I remember 1962. I was living with my family in a three-story walk-up in Silver Spring. I was a student at Montgomery Blair High School. My grandmother, then sixty-nine, was a frail, southern woman, Jehovah's Witnesses in faith, who had lived a life of deprivation and hardship. My memories of visiting her when I was a child included sleeping on the floor of the small room she had on the second floor of a ramshackled boarding house in Durham, North Carolina. Over in the corner was a small, two burner stove, and when we arrived she always placed on that stove a pot of chicken and broth. We would watch her roll out a mixture of flour and water, cut it into strips, and drop it slowly into the rolling broth. My grandmother's chicken and dumplings were always the high point of our brief visits to her place. I remember her as a woman who struggled alone in her last years. She was what today we call a "survivor." I always looked forward to visits to her place. She nurtured and loved her grandchildren.

It was different in 1962. We drove to National Airport to pick her up and drive her to our apartment. I was fifteen, an overachiever, about to leave for college. Emotionally, however, I was very vulnerable. On the one hand, my family could not have held me back from college with a team of horses. On the other hand, I was afraid of going away to school and of all the challenges I would face that first year.

When we picked up my grandmother, her appearance horrified me. She seemed a shadow of herself, washed out, grey and very thin. As we climbed the stairs to our third floor apartment, she required the assistance of my parents.
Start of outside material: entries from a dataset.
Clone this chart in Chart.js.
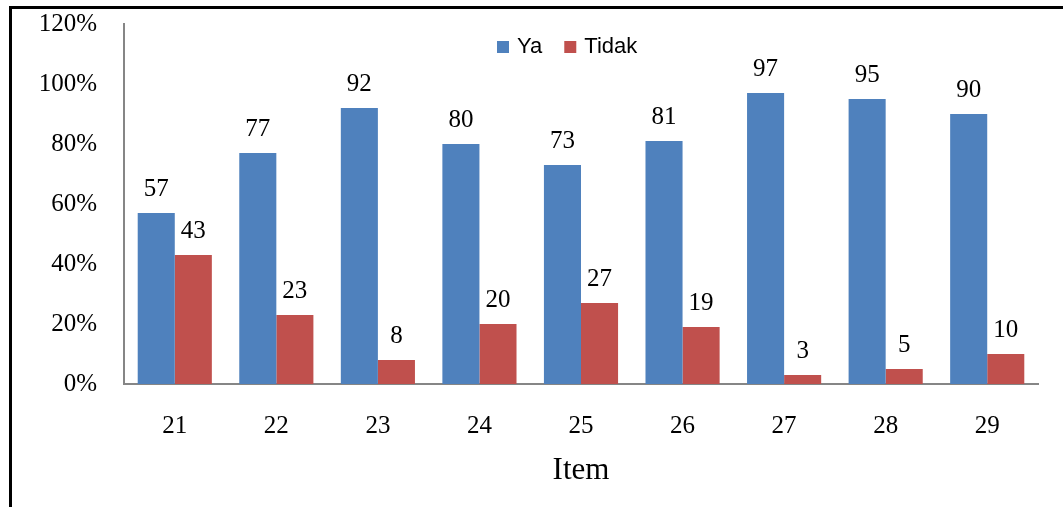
<!DOCTYPE html>
<html>
<head>
<meta charset="utf-8">
<script src="https://cdn.jsdelivr.net/npm/chart.js@4.4.0/dist/chart.umd.min.js"></script>
<style>
    html, body { margin: 0; padding: 0; background: #ffffff; }
    #wrap { position: relative; width: 1063px; height: 507px; overflow: hidden; }
    #frame {
        position: absolute; left: 9px; top: 6px; right: -10px; bottom: -10px;
        border-left: 3px solid #000; border-top: 3px solid #000;
    }
    canvas { position: absolute; left: 0; top: 0; }
</style>
</head>
<body>
<div id="wrap">
    <div id="frame"></div>
    <canvas id="chart" width="1063" height="507"></canvas>
</div>
<script>
// Data
const items = ['21', '22', '23', '24', '25', '26', '27', '28', '29'];
const yaValues = [57, 77, 92, 80, 73, 81, 97, 95, 90];
const tidakValues = [43, 23, 8, 20, 27, 19, 3, 5, 10];
const seriesNames = ['Ya', 'Tidak'];
const seriesColors = ['#4f81bd', '#c0504d'];

const serif = '"Liberation Serif", "Times New Roman", serif';
const sans = '"Liberation Sans", Arial, sans-serif';

// value labels above each bar
const valueLabels = {
    id: 'valueLabels',
    afterDatasetsDraw(chart) {
        const ctx = chart.ctx;
        ctx.save();
        ctx.font = '25px ' + serif;
        ctx.fillStyle = '#000';
        ctx.textAlign = 'center';
        ctx.textBaseline = 'bottom';
        chart.data.datasets.forEach((ds, i) => {
            const meta = chart.getDatasetMeta(i);
            meta.data.forEach((bar, j) => {
                ctx.fillText(String(ds.data[j]), bar.x, bar.y - 11);
            });
        });
        ctx.restore();
    },
};

// legend drawn inside the plot area
const innerLegend = {
    id: 'innerLegend',
    afterDraw(chart) {
        const ctx = chart.ctx;
        ctx.save();
        ctx.font = '22px ' + sans;
        ctx.textBaseline = 'middle';
        let x = 497;
        const y = 47;
        seriesNames.forEach((name, i) => {
            ctx.fillStyle = seriesColors[i];
            ctx.fillRect(x, y - 6, 12, 12);
            ctx.fillStyle = '#000';
            ctx.textAlign = 'left';
            ctx.fillText(name, x + 20, y);
            x += 20 + ctx.measureText(name).width + 22;
        });
        ctx.restore();
    },
};

new Chart(document.getElementById('chart'), {
    type: 'bar',
    data: {
        labels: items,
        datasets: [
            {
                label: seriesNames[0],
                data: yaValues,
                backgroundColor: seriesColors[0],
                categoryPercentage: 0.73,
                barPercentage: 1.0,
            },
            {
                label: seriesNames[1],
                data: tidakValues,
                backgroundColor: seriesColors[1],
                categoryPercentage: 0.73,
                barPercentage: 1.0,
            },
        ],
    },
    options: {
        responsive: false,
        animation: false,
        layout: {
            padding: { top: 24, right: 25, left: 0, bottom: 0 },
        },
        plugins: {
            legend: { display: false },
            tooltip: { enabled: false },
        },
        scales: {
            x: {
                grid: { display: false, drawTicks: false },
                border: { display: true, color: '#868686', width: 2 },
                ticks: {
                    color: '#000',
                    font: { family: serif, size: 25 },
                    padding: 27,
                },
                title: {
                    display: true,
                    text: 'Item',
                    color: '#000',
                    font: { family: serif, size: 31 },
                    padding: { top: 8, bottom: 18 },
                },
                afterFit(scale) {
                    scale.height = 123;
                    scale.paddingLeft = 0;
                    scale.paddingRight = 0;
                },
            },
            y: {
                min: 0,
                max: 120,
                grid: { display: false, drawTicks: false },
                border: { display: true, color: '#868686', width: 2 },
                ticks: {
                    stepSize: 20,
                    color: '#000',
                    font: { family: serif, size: 25 },
                    padding: 27,
                    callback: (v) => v + '%',
                },
                afterFit(scale) {
                    scale.width = 124;
                    scale.paddingTop = 0;
                    scale.paddingBottom = 0;
                },
            },
        },
    },
    plugins: [valueLabels, innerLegend],
});
</script>
</body>
</html>
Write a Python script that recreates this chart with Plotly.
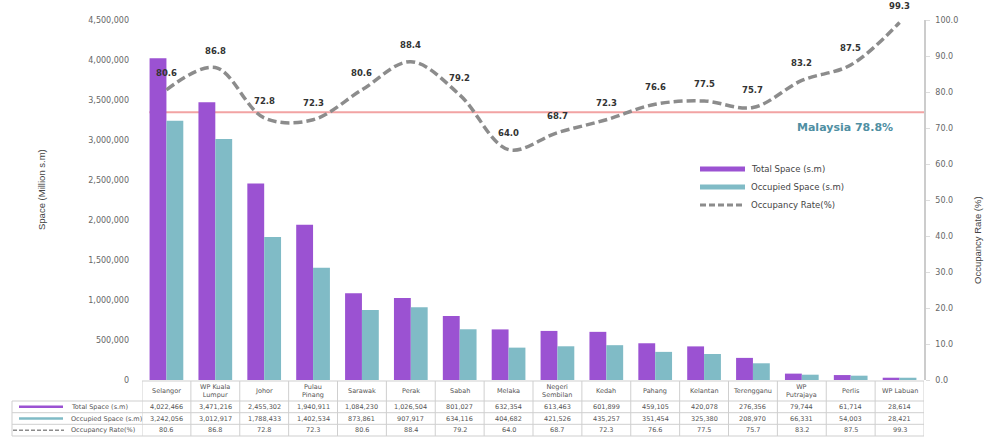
import plotly.graph_objects as go

# ---------------- data ----------------
states = ["Selangor", "WP Kuala Lumpur", "Johor", "Pulau Pinang", "Sarawak", "Perak",
          "Sabah", "Melaka", "Negeri Sembilan", "Kedah", "Pahang", "Kelantan",
          "Terengganu", "WP Putrajaya", "Perlis", "WP Labuan"]
state_labels = ["Selangor", "WP Kuala<br>Lumpur", "Johor", "Pulau<br>Pinang", "Sarawak", "Perak",
                "Sabah", "Melaka", "Negeri<br>Sembilan", "Kedah", "Pahang", "Kelantan",
                "Terengganu", "WP<br>Putrajaya", "Perlis", "WP Labuan"]
total_space = [4022466, 3471216, 2455302, 1940911, 1084230, 1026504, 801027, 632354,
               613463, 601899, 459105, 420078, 276356, 79744, 61714, 28614]
occupied_space = [3242056, 3012917, 1788433, 1402534, 873861, 907917, 634116, 404682,
                  421526, 435257, 351454, 325380, 208970, 66331, 54003, 28421]
occupancy_rate = [80.6, 86.8, 72.8, 72.3, 80.6, 88.4, 79.2, 64.0, 68.7, 72.3, 76.6, 77.5,
                  75.7, 83.2, 87.5, 99.3]
malaysia_label = "Malaysia 78.8%"
malaysia_line_level = 74.4  # level at which the reference line is drawn

series_names = ["Total Space (s.m)", "Occupied Space (s.m)", "Occupancy Rate(%)"]

PURPLE = "#9b52d2"
TEAL = "#80bbc6"
GREY = "#8c8c8c"
TXT = "#555555"
FONT = "DejaVu Sans"

W, H = 990, 440
ML, MR, MT, MB = 142, 66, 20, 60
PW = W - ML - MR
PH = H - MT - MB


def px(xp):
    return (xp - ML) / PW


def py(yp):
    return (H - MB - yp) / PH


n = len(states)
idx = list(range(n))

fig = go.Figure()
fig.add_trace(go.Bar(x=idx, y=total_space, name=series_names[0], marker=dict(color=PURPLE, line=dict(width=0)),
                     showlegend=False))
fig.add_trace(go.Bar(x=idx, y=occupied_space, name=series_names[1], marker=dict(color=TEAL, line=dict(width=0)),
                     showlegend=False))
fig.add_trace(go.Scatter(x=idx, y=occupancy_rate, name=series_names[2], yaxis="y2", mode="lines",
                         line=dict(color=GREY, width=3.5, dash="9px,4px", shape="spline", smoothing=1.0),
                         showlegend=False))

annotations = []
shapes = []


def ann(**kw):
    kw.setdefault("showarrow", False)
    kw.setdefault("xanchor", "center")
    kw.setdefault("yanchor", "middle")
    annotations.append(kw)


# data labels for rate
for i, v in enumerate(occupancy_rate):
    ann(x=i, y=v, xref="x", yref="y2", text=f"<b>{v:.1f}</b>", yshift=17,
        font=dict(family=FONT, size=8.5, color="#333333"))

# Malaysia reference line
shapes.append(dict(type="line", xref="x", yref="y2", x0=-0.35, x1=n - 0.5,
                   y0=malaysia_line_level, y1=malaysia_line_level,
                   line=dict(color="#f2a3a3", width=2), layer="below"))
ann(x=px(845), y=py(127), xref="paper", yref="paper", text=f"<b>{malaysia_label}</b>",
    font=dict(family=FONT, size=11, color="#4f8fa3"))

# in-plot legend
leg_rows = [(169, PURPLE, "solid", 5), (187, TEAL, "solid", 5), (205, GREY, "6px,3px", 3)]
for (yy, col, dash, wd), name in zip(leg_rows, series_names):
    shapes.append(dict(type="line", xref="paper", yref="paper", x0=px(700), x1=px(745), y0=py(yy), y1=py(yy),
                       line=dict(color=col, width=wd, dash=dash)))
    ann(x=px(749), y=py(yy), xref="paper", yref="paper", text=name, xanchor="left",
        font=dict(family=FONT, size=8.5, color="#444444"))

# axis titles
ann(x=px(41), y=py(190), xref="paper", yref="paper", text="Space (Million s.m)", textangle=-90,
    font=dict(family="Liberation Sans", size=9.5, color="#444"))
ann(x=px(977), y=py(240), xref="paper", yref="paper", text="Occupancy Rate (%)", textangle=-90,
    font=dict(family="Liberation Sans", size=9.5, color="#444"))

# ---------------- data table below ----------------
row_top = 381
row_lines = [401, 412.7, 424.3, 436]
BORDER = "#cfcfcf"
shapes.append(dict(type="line", xref="paper", yref="paper", x0=0, x1=1, y0=py(row_top), y1=py(row_top),
                   line=dict(color=BORDER, width=1)))
for yl in row_lines:
    shapes.append(dict(type="line", xref="paper", yref="paper", x0=px(12), x1=1, y0=py(yl), y1=py(yl),
                       line=dict(color=BORDER, width=1)))
for i in range(n + 1):
    shapes.append(dict(type="line", xref="x", yref="paper", x0=i - 0.5, x1=i - 0.5,
                       y0=py(row_top), y1=py(row_lines[-1]), line=dict(color=BORDER, width=1)))
shapes.append(dict(type="line", xref="paper", yref="paper", x0=px(12), x1=px(12),
                   y0=py(row_lines[0]), y1=py(row_lines[-1]), line=dict(color=BORDER, width=1)))

for i, lab in enumerate(state_labels):
    ann(x=i, y=py((row_top + row_lines[0]) / 2), xref="x", yref="paper", text=lab,
        font=dict(family=FONT, size=6.5, color=TXT))

rows = [
    [f"{v:,}" for v in total_space],
    [f"{v:,}" for v in occupied_space],
    [f"{v:.1f}" for v in occupancy_rate],
]
row_samples = [(PURPLE, "solid", 2.5, 19, 63), (TEAL, "solid", 2.5, 19, 63), (GREY, "4px,2px", 1.5, 13, 64)]
for r, (vals, name, (col, dash, wd, xa, xb)) in enumerate(zip(rows, series_names, row_samples)):
    yc = (row_lines[r] + row_lines[r + 1]) / 2
    for i, t in enumerate(vals):
        ann(x=i, y=py(yc), xref="x", yref="paper", text=t, font=dict(family=FONT, size=6.5, color=TXT))
    ann(x=px(69), y=py(yc), xref="paper", yref="paper", text=name, xanchor="left",
        font=dict(family=FONT, size=6.5, color=TXT))
    shapes.append(dict(type="line", xref="paper", yref="paper", x0=px(xa), x1=px(xb), y0=py(yc), y1=py(yc),
                       line=dict(color=col, width=wd, dash=dash)))

fig.update_layout(
    width=W, height=H,
    margin=dict(l=ML, r=MR, t=MT, b=MB, pad=0, autoexpand=False),
    paper_bgcolor="white", plot_bgcolor="white",
    barmode="group", bargap=0.31, bargroupgap=0,
    xaxis=dict(range=[-0.5, n - 0.5], showticklabels=False, showgrid=False, zeroline=False,
               showline=False, ticks=""),
    yaxis=dict(range=[0, 4500000], dtick=500000, tickformat=",", showgrid=False, zeroline=False,
               showline=False, ticks="", ticklabelstandoff=12,
               tickfont=dict(family=FONT, size=8, color="#666666")),
    yaxis2=dict(range=[0, 100], dtick=10, tickformat=".1f", overlaying="y", side="right",
                showgrid=False, zeroline=False, showline=True, linecolor="#cccccc", linewidth=1.5,
                ticks="outside", ticklen=4, tickcolor="#dddddd", ticklabelstandoff=4,
                tickfont=dict(family=FONT, size=8, color="#666666")),
    annotations=annotations,
    shapes=shapes,
)

fig.write_html("out.html", config={"displayModeBar": False},
               post_script="document.body.style.margin='0';document.body.style.padding='0';")
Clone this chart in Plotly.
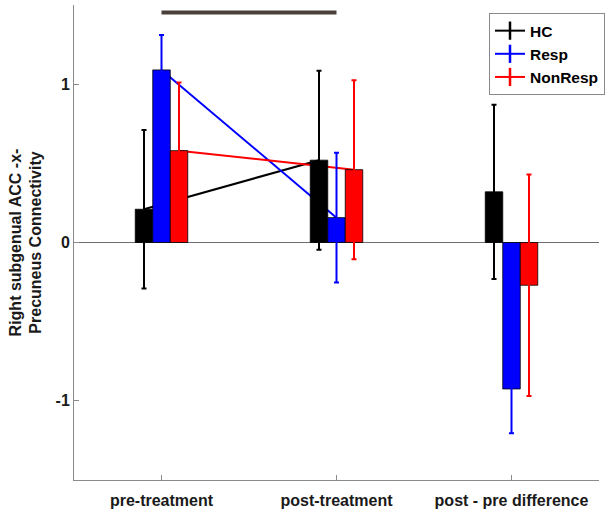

I remember the topic of her conversation. She believed that she was nearing the end of her life and she anticipated being united with loved ones and with Jesus in heaven. She wasn't saying anything I hadn't heard often before, but my emotional response was intense and startling. At fifteen, I was a young, rational Unitarian Universalist, and I questioned her statement of faith, argued with her, told her I did not believe what she believed. I was incapable of hearing the hope in her theology. I could not see how her theology helped her feel that she was worthwhile and that her life had been worthwhile. Relentlessly, I argued with her. My mother, totally surprised at my anger, cautioned me to quiet, which I did. I was angry with my grandmother, and very confused by my anger. A year later, what I feared most occurred. She died. It was only years later that I came to understand the intense fear I experienced when I saw my grandmother near death. I was afraid for myself. I needed her emotional support and presence, and she clearly was preparing to die. Years later, I came to realize that my intense fight response was an effort to deny a reality that terrified me. If my grandmother died, I did not know how I would go on.

If we do not realize that fear is fueling our emotional response of fight or flight, we can unwittingly become alienated from each other. We can cut ourselves off from life-giving relationships. What can happen in one-to-one encounters, the fight or flight response to fear, can also shape the process of whole groups.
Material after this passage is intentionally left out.